Alice Rivlin, who is slated to be the next director of the Office of Management and Budget in President Clinton's administration, has a terrific idea. She wants the federal government to return to the states responsibilities it has been usurping since the 1960s. The proposal came in a book she wrote two years ago just before she joined the Clinton administration.
Rivlin's book, "Reviving the American Dream," states her thesis in these apt words: "Washington has neither the managerial capacity nor the grass-roots support to simultaneously create a federal budget surplus, reform health financing and implement the productivity agenda -- while also managing increasingly demanding international responsibilities. It would be better to divide the job."
Among the federal programs she would like to see completely "devolved to the states: elementary and secondary education, job training, economic and community development, housing, most highways and other transportation, social services and some pollution control programs." To that list should certainly be added crime control, even though the Clinton administration is dedicated to making this historically local responsibility another federal mandate.
Rivlin is convinced that this is the path to getting the federal budget under control and to finally bringing a halt to huge deficits as far as they eye can see. The changes she advocates would cut federal spending by $75 billion.

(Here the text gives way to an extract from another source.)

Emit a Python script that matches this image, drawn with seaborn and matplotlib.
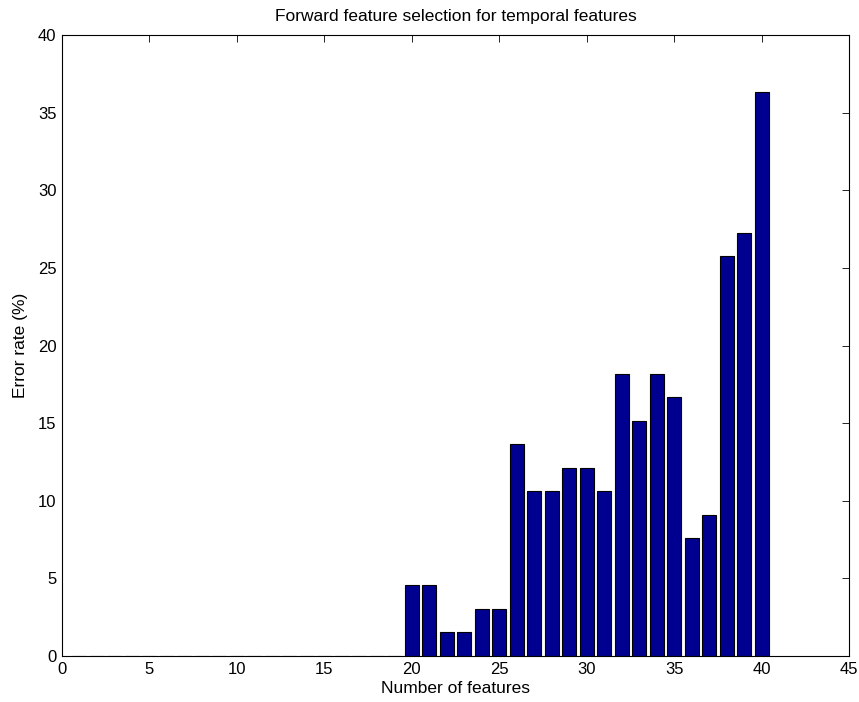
import matplotlib
matplotlib.use("Agg")
import matplotlib.pyplot as plt
import seaborn as sns
import pandas as pd

num_features = list(range(1, 41))
error_rate = [0.0] * 19 + [
    4.55, 4.55, 1.52, 1.52, 3.03, 3.03, 13.64, 10.61, 10.61, 12.12,
    12.12, 10.61, 18.18, 15.15, 18.18, 16.67, 7.58, 9.09, 25.76, 27.27,
    36.36]
x_ticks = list(range(0, 46, 5))
y_ticks = list(range(0, 41, 5))

df = pd.DataFrame({"n": num_features, "err": error_rate})

sns.set_style("white")
plt.rcParams['font.family'] = ['Liberation Sans', 'DejaVu Sans']

fig = plt.figure(figsize=(8.59, 7.02), dpi=100)
ax = fig.add_axes([62/859, 46/702, (849-62)/859, (656-35)/702])

sns.barplot(data=df, x="n", y="err", native_scale=True, width=0.8,
            color="#000090", saturation=1, edgecolor="black", linewidth=0.8,
            ax=ax)

ax.set_xlim(0, 45)
ax.set_ylim(0, 40)
ax.set_xticks(x_ticks)
ax.set_yticks(y_ticks)
ax.tick_params(direction="in", length=5, width=0.6, top=True, right=True,
               labelsize=12, color="black", labelcolor="black", pad=4)
for s in ax.spines.values():
    s.set_visible(True)
    s.set_color("black")
    s.set_linewidth(0.8)
ax.set_xlabel("Number of features", fontsize=12.5, labelpad=3, color="black")
ax.set_ylabel("Error rate (%)", fontsize=12.5, labelpad=7, color="black")
ax.set_title("Forward feature selection for temporal features", fontsize=12.5,
             pad=10, color="black")

fig.savefig("out.png", dpi=100)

It is true, as critics say, that states would need to find additional revenues in some cases, but to this criticism there are at least two answers. One is that states would be free of many burdensome federal mandates. The other is that states have consistently proven better fiscal managers than has the federal government. This is in part because of constitutional restraints mandating balanced budgets, and in part because they cannot print money as the federal government does.
Rivlin awaits an easy Senate confirmation. We wish her well in selling her superb idea to an administration that, to this point, would seem to have little use for it.